3月2日に蕗の薹を採ってきてさっそく味わう。
蕗味噌は定番であるが、はじめて蕗の薹を火で炙って味噌を付けて食べた。江戸時代(寛永20年刊)の料理本『料理物語』にもその作り方が載っていたので、試したのである。作り方はいたって簡単。ほろ苦さを味わうなら蕗の薹を串にさして、火に炙る。ほろ苦さが苦手の人はさっと湯通ししてから串にさして火に炙る。野趣に富んだ料理である。蕗の薹のほろ苦さは酒の肴に宜しい。いくらでも呑めてしまう。料理は秘伝であるため、室町時代では門外不出であったに違いない。だが、本書は日本で最初に刊行された料理本として名高く、さまざま料理が載っているので、拾い読みしているだけでも楽しい。例えば「薬食い」では滋養強壮とて、鹿・猪などを食べることが許される。獣料理の作り方があるのは本書だけだろう。
春の季語になっている「田楽」は豆腐に串を刺して山椒味噌を付けて火で炙って食べる。江戸時代では人気であったらしい。やがて豆腐から主役は蒟蒻に変わり、今では「おでん」として食べられている。
また『豆腐百珍』という豆腐料理のみ百種類を集めた本も人気を博した。続編も刊行された。
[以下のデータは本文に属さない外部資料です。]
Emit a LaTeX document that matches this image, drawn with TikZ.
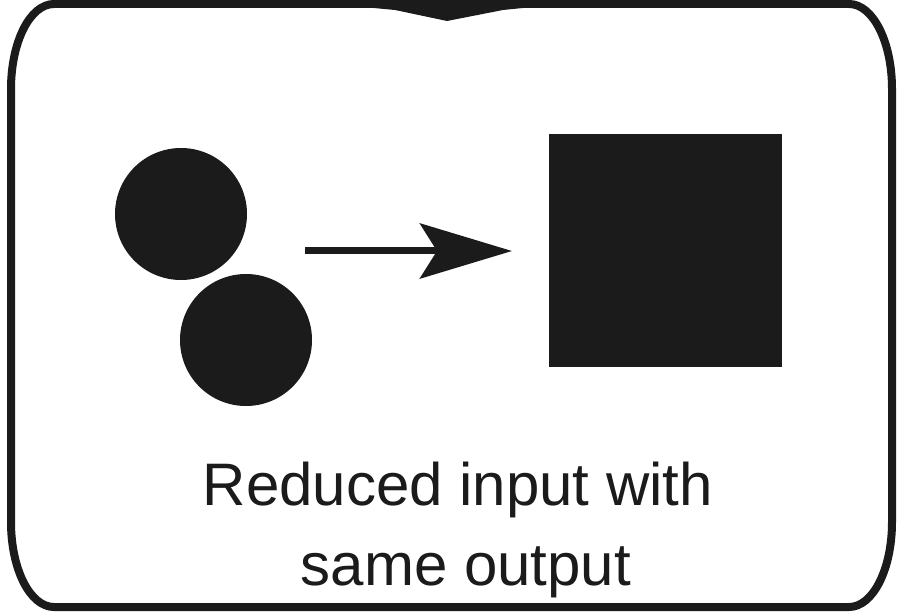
\documentclass[tikz,border=0pt]{standalone}
\usepackage{fontspec}
\setmainfont{Liberation Sans}
\usetikzlibrary{arrows.meta, calc}

\definecolor{ink}{RGB}{27,27,27}

\begin{document}
\begin{tikzpicture}[x=1pt,y=-1pt,
    blob/.style={circle, fill=ink, inner sep=0pt, minimum size=132pt},
    block/.style={rectangle, fill=ink, inner sep=0pt, minimum size=233pt},
    frame/.style={draw=ink, line width=8pt, line join=round},
    link/.style={draw=ink, line width=7pt, -{Stealth[length=92pt, width=55pt, inset=17pt]}}]
      \useasboundingbox (0,0) rectangle (899,612);

      % outer frame
      \path[frame] (11,89) .. controls (11,42) and (30,4) .. (54,4)
            -- (849,4) .. controls (873,4) and (892,42) .. (892,89)
            -- (892,522) .. controls (892,569) and (873,607) .. (849,607)
            -- (54,607) .. controls (30,607) and (11,569) .. (11,522) -- cycle;
      \fill[ink] (363,0) -- (533,0) -- (533,7) -- (503,10) -- (447,21)
            -- (395,10) -- (363,7) -- cycle;

      \node[blob] (in1) at (181,214) {};
      \node[blob] (in2) at (246,340) {};
      \node[block] (out) at (665.5,250.5) {};

      \coordinate (from) at (305,251);
      \coordinate (to) at (512,251);
      \draw[link] (from) -- (to);

      \node[inner sep=0pt, align=center, text=ink,
            font=\fontsize{60}{80}\selectfont] (caption) at (466,529.5)
            {Reduced input with\hspace*{16pt}\\same output};
    \end{tikzpicture}
\end{document}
この本を嚆矢として単独の食材のみの料理本が多く刊行された。たとえば「大根」。大根は自己主張の薄いがゆえに料理には適した食材である。風呂敷大根もいいが、辛い大根をすり下ろし、新蕎麦の薬味として。辛い大根と蕎麦のベストマッチ。和食はヘルシーでしかもシンプルな料理方法なものが多い。西洋料理のように油をたっぷり使い、チーズやバターや香辛料を湯水のように入れ、食材が何なのかわからぬ。その点、和食はその食材の味を生かした料理であることは言うまでもない。
あと一カ月もしたら、愚生が蟄居している柿生緑地には筍が生える。採れたての筍は刺身で食べるのが宜しい。あぁ。筍料理が待ち遠しい。